However, what's foremost in Hong Kong's mind is the A(H1N1) influenza virus.
On the plane there was a serious video message about it in English, Cantonese and Mandarin, instructing people of the symptoms they should be looking out for, wash their hands frequently with soap, and that they should sneeze into a tissue and dispose of it immediately or sneeze into their sleeve. There were also suggestions of wearing masks in public and avoiding crowded areas.
We filled out mandatory health forms from the Hong Kong Special Administrative Region asking us for our contact information, what our plane seat number was and which cities we've been in recently.
When we disembarked from the plane, many Hong Kong airport staff wore masks and were scanning us for any high temperatures.
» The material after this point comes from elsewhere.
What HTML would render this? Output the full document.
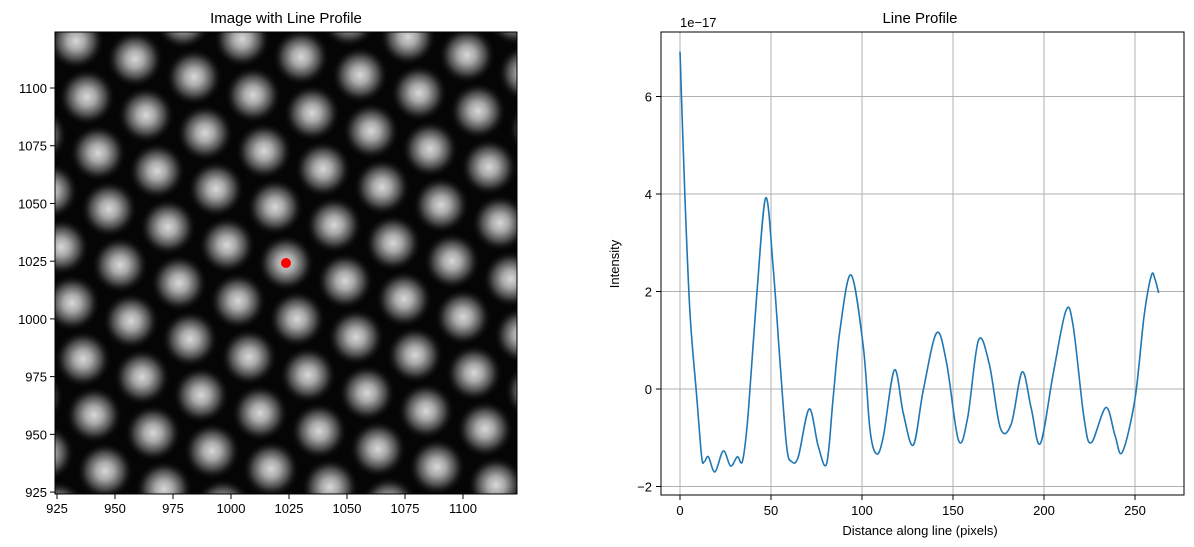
<!DOCTYPE html>
<html><head><meta charset="utf-8"><style>
body{margin:0;background:#fff;}
svg{display:block;font-family:"Liberation Sans","DejaVu Sans",sans-serif;}
</style></head><body>
<svg id="fig" width="1194" height="547" viewBox="0 0 1194 547" xmlns="http://www.w3.org/2000/svg">
<defs>
<radialGradient id="blob">
<stop offset="0" stop-color="#d8d8d8"/>
<stop offset="0.3" stop-color="#a8a8a8"/>
<stop offset="0.65" stop-color="#444"/>
<stop offset="1" stop-color="#000" stop-opacity="0"/>
</radialGradient>
<clipPath id="imgclip"><rect x="55" y="32" width="462" height="462"/></clipPath>
<clipPath id="plotclip"><rect x="661" y="32" width="523" height="463"/></clipPath>
</defs>
<text x="286" y="23" font-size="15" text-anchor="middle">Image with Line Profile</text>
<g id="imgpanel">
<rect x="55" y="32" width="462" height="462" fill="#050505"/>
<g id="blobs" clip-path="url(#imgclip)"></g>
<circle cx="286" cy="263" r="5" fill="#ff0000"/>
<rect x="55" y="32" width="462" height="462" fill="none" stroke="#000" stroke-width="1"/>
<g id="imgticks"></g>
</g>
<text x="920" y="23" font-size="15" text-anchor="middle">Line Profile</text>
<text x="680" y="27" font-size="13">1e−17</text>
<text transform="translate(619,264) rotate(-90)" font-size="13" text-anchor="middle">Intensity</text>
<text x="920" y="535" font-size="13" text-anchor="middle">Distance along line (pixels)</text>
<g id="plot"></g>
</svg>
<script>
const xTicks=[0,50,100,150,200,250];
const yTicks=[-2,0,2,4,6];
const dist=[0,2.7,5.5,9.2,11.9,13.4,15.6,19.2,23.8,27.8,31.5,34.4,37.5,42.1,47.1,51.3,55,58.6,61.4,65,71,76,80.6,84.2,87.9,94,100.7,104.4,108,111.7,117.8,122.7,128.2,133.7,141,146.5,153,158,164,170,176,182,188,193,198,205,212,216,222,226,234,239,243,250,255,259,261,263];
const intensity=[6.92,3.95,1.55,-0.16,-1.39,-1.49,-1.39,-1.7,-1.27,-1.58,-1.39,-1.47,-0.49,1.89,3.92,2.44,0.53,-1.18,-1.49,-1.39,-0.41,-1.18,-1.53,-0.16,1.21,2.34,0.87,-0.84,-1.33,-0.98,0.39,-0.5,-1.15,-0.02,1.15,0.53,-1.05,-0.6,1.0,0.5,-0.8,-0.72,0.35,-0.4,-1.12,0.3,1.6,1.3,-0.6,-1.1,-0.38,-0.95,-1.3,-0.2,1.5,2.33,2.25,1.97];
const imgXTicks=[925,950,975,1000,1025,1050,1075,1100];
const imgYTicks=[925,950,975,1000,1025,1050,1075,1100];
const NS="http://www.w3.org/2000/svg";
function mk(t,a,p){const e=document.createElementNS(NS,t);for(const k in a)e.setAttribute(k,a[k]);p.appendChild(e);return e;}
const X=v=>680+v*1.82, Y=v=>389-v*48.75;
const plot=document.getElementById('plot');
xTicks.forEach(v=>{
 const g=mk('line',{x1:X(v),x2:X(v),y1:32,y2:495,stroke:'#b0b0b0','stroke-width':1},plot);
 
 
 mk('line',{x1:X(v),x2:X(v),y1:495,y2:500,stroke:'#000'},plot);
 const t=mk('text',{x:X(v),y:515,'font-size':13,'text-anchor':'middle'},plot);t.textContent=v;
 
 
});
yTicks.forEach(v=>{
 const g=mk('line',{x1:661,x2:1184,y1:Y(v),y2:Y(v),stroke:'#b0b0b0','stroke-width':1},plot);
 
 
 mk('line',{x1:656,x2:661,y1:Y(v),y2:Y(v),stroke:'#000'},plot);
 const t=mk('text',{x:652,y:Y(v)+5,'font-size':13,'text-anchor':'end'},plot);t.textContent=(v<0?'−'+(-v):v);
 
 
});
let pts=dist.map((d,i)=>[X(d),Y(intensity[i])]);
let d='M'+pts[0][0]+','+pts[0][1];
for(let i=0;i<pts.length-1;i++){
 const p0=pts[Math.max(0,i-1)],p1=pts[i],p2=pts[i+1],p3=pts[Math.min(pts.length-1,i+2)];
 const c1=[p1[0]+(p2[0]-p0[0])/6,p1[1]+(p2[1]-p0[1])/6],c2=[p2[0]-(p3[0]-p1[0])/6,p2[1]-(p3[1]-p1[1])/6];
 d+=' C'+c1+' '+c2+' '+p2;
}
const line=mk('path',{d:d,fill:'none',stroke:'#1f77b4','stroke-width':1.6,'clip-path':'url(#plotclip)'},plot);


const fr=mk('rect',{x:661,y:32,width:523,height:463,fill:'none',stroke:'#000'},plot);


// image lattice centred on the marked atom
const bl=document.getElementById('blobs');
for(let i=-10;i<=10;i++)for(let j=-10;j<=10;j++){
 const cx=286+59*i+11*j, cy=263+18*i+56*j;
 if(cx<10||cx>570||cy<-10||cy>540)continue;
 const c=mk('circle',{cx:cx,cy:cy,r:29,fill:'url(#blob)'},bl);
 
 
}
const it=document.getElementById('imgticks');
imgXTicks.forEach(v=>{const x=57+(v-925)*2.32;
 mk('line',{x1:x,x2:x,y1:494,y2:499,stroke:'#000'},it);
 const t=mk('text',{x:x,y:513,'font-size':13,'text-anchor':'middle'},it);t.textContent=v;
 
 });
imgYTicks.forEach(v=>{const y=88+(1100-v)*2.309;
 mk('line',{x1:50,x2:55,y1:y,y2:y,stroke:'#000'},it);
 const t=mk('text',{x:47,y:y+5,'font-size':13,'text-anchor':'end'},it);t.textContent=v;
 
 });
</script>
</body></html>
Hygiene is at a priority here -- the buttons on public elevators are covered with a sheet of plastic and a note that says this covering is changed every two hours. Gong fai, or "public chopsticks" are a common sight in restaurants so that no one's own chopsticks contaminate the dishes in front of them.
At the bank my teller did sneeze into his sleeve. Several people on the streets wore masks; granted it wasn't a majority, but it was definitely noticeable.
It's great to see such a high awareness and people taking as many precautions as possible. But the city now has a kind of anxious atmosphere that isn't quite comfortable, or maybe it's me being overwhelmed by the constant messages.